The Real Deal New York

Newmark receives junk grade from S&P

In first standalone rating since IPO, rating agency cites lack of international footprint as a risk
By Rich Bockmann | October 25, 2018 02:00PM

From left: Barry Gosin, Newmark Group offices at 125 Park Avenue, and Mike Rispoli (Credit: Google Maps and LinkedIn)

Newmark Group received its first standalone credit ratings since its initial public offering in December, and the results were disappointing.

S&P Global Ratings gave Newmark Group a grade of BB+, which is a rating of a speculative, non-investment-grade company.

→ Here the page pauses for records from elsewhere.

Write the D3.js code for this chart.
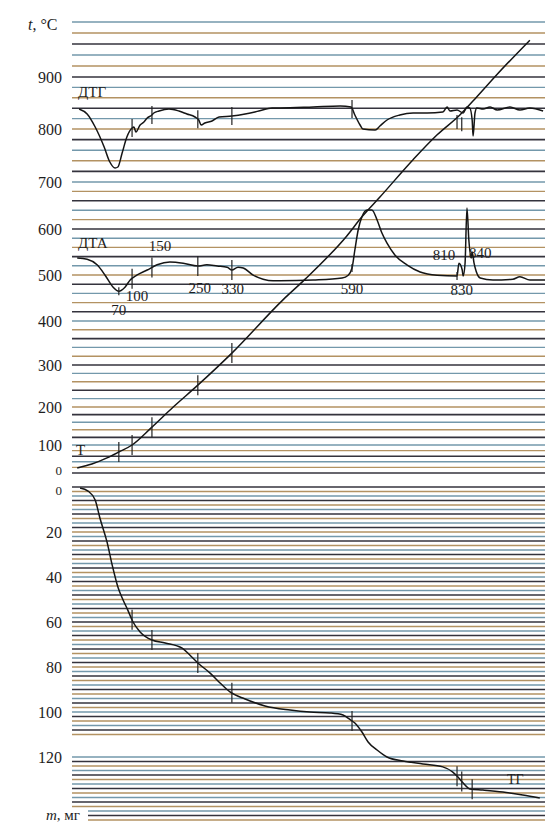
<!DOCTYPE html>
<html><head><meta charset="utf-8">
<script src="https://cdn.jsdelivr.net/npm/d3@7"></script>
<style>
body{margin:0;background:#fff}
svg{display:block}
text{font-family:"Liberation Serif","DejaVu Serif",serif;fill:#1e1e1e}
</style>
</head><body>
<svg id="c" width="545" height="825"></svg>
<script>
// ---------------- DATA ----------------
const tempTicks = [0, 100, 200, 300, 400, 500, 600, 700, 800, 900];
const massTicks = [0, 20, 40, 60, 80, 100, 120];

// heating curve T: time (min) vs temperature (°C)
const tTime = [1.1, 4.2, 7.4, 9.9, 12.7, 16.9, 21.4, 26.6, 33.8, 44.6, 49.3, 58.1, 61.3, 65.1, 72.1, 77.2, 82.0, 85.6, 89.9, 96.8];
const tTemp = [18, 32, 54, 75, 100, 147, 200, 252, 327, 446, 491, 585, 626, 668, 742, 789, 827, 862, 905, 967];

// DTG (arbitrary units, 0 = baseline)
const dtgTime = [1.5, 3.2, 4.9, 6.8, 8.0, 9.1, 9.7, 10.6, 11.6, 12.7, 13.1, 13.5, 14.4, 15.2, 15.9, 16.9, 17.3, 18.4, 20.5, 22.6, 24.3, 26.0, 26.8, 27.3, 28.1, 29.6, 31.1, 33.8, 36.6, 39.5, 42.3, 44.0, 51.0, 56.7, 59.0, 59.8, 60.9, 61.5, 64.1, 65.1, 66.6, 69.3, 72.1, 75.1, 78.4, 79.3, 79.9, 81.4, 82.7, 83.5, 84.1, 84.6, 84.8, 85.2, 85.6, 86.9, 88.4, 89.9, 92.6, 94.7, 96.8, 99.6];
const dtgVal  = [-0.1, -0.6, -1.9, -3.9, -5.4, -6.0, -5.9, -4.5, -2.9, -2.0, -1.9, -2.4, -1.7, -1.4, -1.0, -0.7, -0.5, -0.3, -0.1, -0.3, -0.6, -0.9, -1.2, -1.7, -1.5, -1.3, -0.9, -0.8, -0.6, -0.3, 0.0, 0.0, 0.1, 0.2, 0.1, -0.7, -1.7, -2.1, -2.2, -1.8, -1.2, -0.7, -0.5, -0.5, -0.4, 0.1, -0.3, -0.2, -0.5, 0.1, 0.0, -1.2, -2.8, -0.5, 0.0, -0.1, 0.1, -0.2, 0.1, -0.2, 0.0, -0.3];

// DTA (arbitrary units, 0 = baseline)
const dtaTime = [1.1, 3.2, 5.3, 7.0, 8.7, 9.9, 11.2, 12.3, 13.7, 15.9, 18.0, 20.7, 23.5, 26.6, 28.5, 30.7, 32.8, 33.8, 35.1, 36.2, 38.3, 40.4, 42.5, 44.0, 51.0, 57.1, 58.4, 59.2, 59.8, 60.5, 61.3, 62.4, 63.4, 64.5, 65.5, 66.6, 68.3, 70.8, 73.6, 77.2, 81.4, 81.8, 82.5, 82.7, 83.1, 83.5, 83.9, 84.4, 84.6, 85.0, 85.2, 86.3, 89.0, 93.2, 94.7, 96.8, 100];
const dtaVal  = [2.75, 2.6, 1.9, 0.6, -0.9, -1.4, -0.9, 0.0, 0.6, 1.25, 1.9, 2.25, 2.1, 1.75, 1.9, 1.75, 1.6, 1.25, 1.6, 1.5, 0.6, 0.1, -0.1, -0.1, 0.0, 0.25, 0.6, 1.5, 3.75, 6.25, 7.9, 8.75, 8.75, 7.5, 5.9, 4.6, 3.1, 1.9, 1.0, 0.6, 0.5, 2.1, 1.25, 0.5, 2.1, 9.0, 5.0, 2.75, 3.5, 2.1, 1.6, 0.25, 0.0, 0.1, 0.4, 0.0, 0.0];

// TG: mass loss (mg)
const tgTime = [1.7, 3.4, 4.9, 5.9, 7.4, 8.5, 9.7, 10.8, 11.8, 12.9, 14.4, 16.9, 19.7, 23.3, 24.9, 26.6, 29.2, 31.3, 33.4, 36.6, 40.8, 46.1, 50.3, 54.5, 57.3, 58.6, 59.8, 61.3, 62.6, 64.5, 66.6, 70.0, 74.2, 78.4, 80.5, 81.6, 82.7, 84.1, 86.9, 91.1, 95.3, 98.9];
const tgMass = [0.4, 1.8, 5.8, 13.8, 24.4, 34.7, 44.4, 50.2, 54.7, 60.0, 64.4, 68.0, 69.3, 71.6, 74.7, 78.2, 82.7, 87.1, 91.1, 94.2, 97.3, 99.1, 100.0, 100.4, 101.3, 103.1, 104.9, 108.9, 113.3, 116.9, 120.0, 121.8, 123.1, 124.4, 126.7, 128.9, 131.6, 134.2, 134.7, 135.6, 136.9, 138.2];

// time marks (min) and their temperature labels
const markTimes  = [9.9, 12.7, 16.9, 26.6, 33.8, 59.2, 81.4, 82.4, 84.6];
const markLabels = ["70", "100", "150", "250", "330", "590", "810", "830", "840"];

// ---------------- LAYOUT ----------------
const svg = d3.select("#c");
const X0 = 72, X1 = 545;
const x = d3.scaleLinear().domain([0, 100]).range([X0, X1]);
// non-linear chart paper temperature scale
const tempY = d3.scaleLinear()
  .domain([0, 100, 200, 300, 400, 500, 600, 700, 800, 900, 1000])
  .range([473, 445, 407, 365, 321, 275, 229, 182, 129, 77, 22]);
const massY = d3.scaleLinear().domain([0, 120]).range([487, 757]);
const dtgY = d3.scaleLinear().domain([0, -6]).range([108, 168]);
const dtaY = d3.scaleLinear().domain([0, 10]).range([280, 200]);

const gridCols = ["#34333d", "#b39262", "#7398ab"];
const gridW = [1.6, 1.4, 1.4];

// temperature grid
const tGrid = d3.range(0, 1001, 20);
svg.append("g").selectAll("line").data(tGrid).join("line")
  .attr("x1", X0).attr("x2", X1)
  .attr("y1", d => tempY(d)).attr("y2", d => tempY(d))
  .attr("stroke", (d, i) => gridCols[i % 3])
  .attr("stroke-width", (d, i) => gridW[i % 3]);

// mass grid
const mGrid = d3.range(0, 149, 2).filter(m => m <= 110 || m >= 120);
svg.append("g").selectAll("line").data(mGrid).join("line")
  .attr("x1", d => d >= 144 ? 88 : X0).attr("x2", X1)
  .attr("y1", d => massY(d)).attr("y2", d => massY(d))
  .attr("stroke", (d, i) => gridCols[i % 3])
  .attr("stroke-width", (d, i) => gridW[i % 3]);

// left axes
const ax1 = svg.append("g").attr("transform", `translate(${X0 - 10},0)`)
  .call(d3.axisLeft(tempY).tickValues(tempTicks).tickSize(0).tickPadding(0));
const ax2 = svg.append("g").attr("transform", `translate(${X0 - 10},0)`)
  .call(d3.axisLeft(massY).tickValues(massTicks).tickSize(0).tickPadding(0));
[ax1, ax2].forEach(a => {
  a.attr("font-family", '"Liberation Serif", serif').attr("font-size", 16);
  a.select(".domain").remove();
  a.selectAll("text").attr("font-size", d => d === 0 ? 13 : 16)
    .style("font-family", '"Liberation Serif", serif').attr("fill", "#1e1e1e");
});
ax1.selectAll("text").filter(d => d === 0).attr("dy", "0.1em");
ax2.selectAll("text").filter(d => d === 0).attr("dy", "0.55em");
ax2.selectAll("text").attr("fill", d => (d === 20 || d === 120) ? "#9a9a9a" : "#1e1e1e");

// axis titles
const t1 = svg.append("text").attr("x", 28).attr("y", 30).attr("font-size", 16);
t1.append("tspan").attr("font-style", "italic").text("t");
t1.append("tspan").text(", °C");
const t2 = svg.append("text").attr("x", 46).attr("y", 820).attr("font-size", 15);
t2.append("tspan").attr("font-style", "italic").text("m");
t2.append("tspan").text(", мг");

// curves
function drawCurve(times, vals, yS, curve) {
  const pts = times.map((t, i) => [t, vals[i]]);
  svg.append("path").datum(pts)
    .attr("fill", "none").attr("stroke", "#151515").attr("stroke-width", 1.5)
    .attr("stroke-linejoin", "round")
    .attr("d", d3.line().x(d => x(d[0])).y(d => yS(d[1])).curve(curve));
  return d3.scaleLinear().domain(times).range(vals).clamp(true);
}
const tAt   = drawCurve(tTime, tTemp, tempY, d3.curveMonotoneX);
const dtgAt = drawCurve(dtgTime, dtgVal, dtgY, d3.curveMonotoneX);
const dtaAt = drawCurve(dtaTime, dtaVal, dtaY, d3.curveMonotoneX);
const tgAt  = drawCurve(tgTime, tgMass, massY, d3.curveMonotoneX);

// tick marks across curves
function ticks(idx, fn, yS, half, off) {
  svg.append("g").selectAll("line").data(idx).join("line")
    .attr("x1", i => x(markTimes[i])).attr("x2", i => x(markTimes[i]))
    .attr("y1", i => yS(fn(markTimes[i])) - half + (off || 0))
    .attr("y2", i => yS(fn(markTimes[i])) + half + (off || 0))
    .attr("stroke", "#222").attr("stroke-width", 1.2);
}
ticks([0, 1, 2, 3, 4], tAt, tempY, 10);
ticks([1, 2, 3, 4, 5], dtgAt, dtgY, 9);
ticks([6, 7], dtgAt, dtgY, 7, 12);
ticks([1, 2, 3, 4], dtaAt, dtaY, 10);
ticks([0, 5, 6], dtaAt, dtaY, 4);
ticks([1, 2, 3, 4, 5, 6, 7, 8], tgAt, massY, 10);

// DTA temperature labels
const lblPos = [[0, 0, 315], [1, 5, 301], [2, 8, 251], [3, 2, 293], [4, 1, 294], [5, 0, 294], [6, -13, 260], [7, 0, 295], [8, 8, 258]];
svg.append("g").selectAll("text").data(lblPos).join("text")
  .attr("x", d => x(markTimes[d[0]]) + d[1]).attr("y", d => d[2])
  .attr("text-anchor", "middle").attr("font-size", 15)
  .text(d => markLabels[d[0]]);

// curve names
svg.append("text").attr("x", 78).attr("y", 97).attr("font-size", 15).text("ДТГ");
svg.append("text").attr("x", 78).attr("y", 248).attr("font-size", 15).text("ДТА");
svg.append("text").attr("x", 76).attr("y", 455).attr("font-size", 15).text("Т");
svg.append("text").attr("x", 507).attr("y", 784).attr("font-size", 14).text("ТГ");
</script>
</body></html>
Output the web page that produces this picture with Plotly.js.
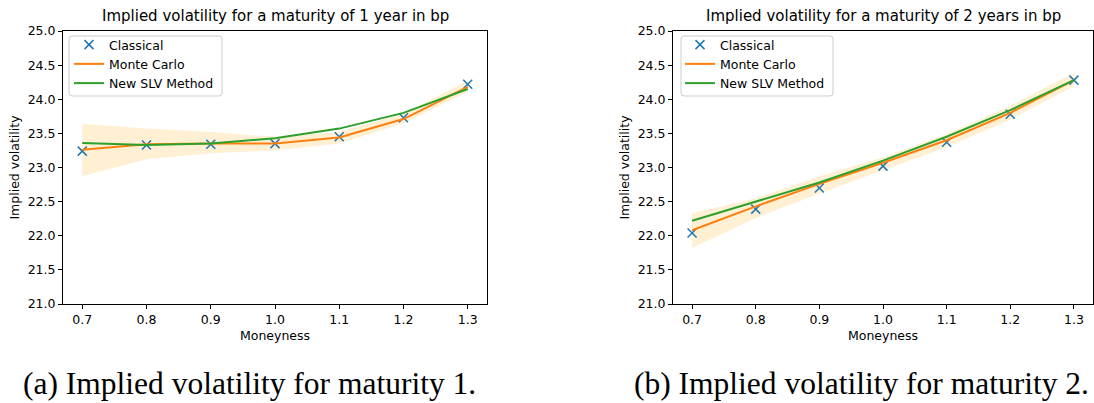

By comparison both CBRE and JLL have investment-grade ratings of BBB+ from S&P. Fitch Ratings gave the company a rating of BBB-, which is just one step above a junk-grade rating.

The S&P rating, in particular, is a black eye for Newmark executives, who view the company as an investment-grade firm.

“Newmark’s credit metrics … compare favorably to our full-service real estate peers,” Newmark Chief Financial Officer Mike Rispoli said on the company’s third-quarter earnings call Thursday morning.

“You see the credit ratings and you can read the reports and see why and how they view the company,” he said. “We obviously view the company as an investment-grade company.”

Rispoli said Newmark will strive to get the S&P rating up to BBB- over time. Receiving its own standalone credit ratings was a key step Newmark needed to complete in order to forward a spinoff from parent company BGC Partners that’s been delayed several months. The company expects to complete the spinoff before the end of this year.

Newmark’s stock price rose about 10 percent by midmorning from its opening price of $9.85 as the company announced third-quarter revenues of $518.8 million. Year to date, revenues stood at $1.4 billion, or nearly 25 percent above last year.

But the stock price is down nearly 30 percent from its initial public offering price of $14 per share in December.

Fitch noted the poor-performing stock price in its report. Newmark requires brokers to receive a portion of their commission in company stock, and the declining value could make it harder for the firm to acquire and retain top talent.

Fitch noted Newmark’s market position, its favorable leverage levels and track record acquiring smaller companies as positives. But it said the firm’s relatively smaller scale and lack of global operations were a limit to the rating.

“Newmark has limited scale relative to larger CRE services providers, several of which operate globally,” the report read. “Newmark’s smaller scale reduces its diversification to localized CRE cycles, which can be severe.”

Fitch pointed out that the three largest commercial real estate firms get 47 percent of their revenue on average from regions outside the Americas, where as Newmark gets less than 1 percent.

Barry Gosin, Newmark’s CEO, said on the earnings call that while the company has plenty of room to expand in Europe, the Middle East and Asia, he couldn’t really say Newmark has plans to grow internationally next year.

“We have plenty of white space in the U.S.,” he said.

BGC Partners, which retains majority ownership of Newmark following last year’s IPO, announced Thursday that its CFO, Steven McMurray, plans to retire at the end of the year.

Chief Operating Officer and executive vice president Sean Windeatt has been appointed interim CFO.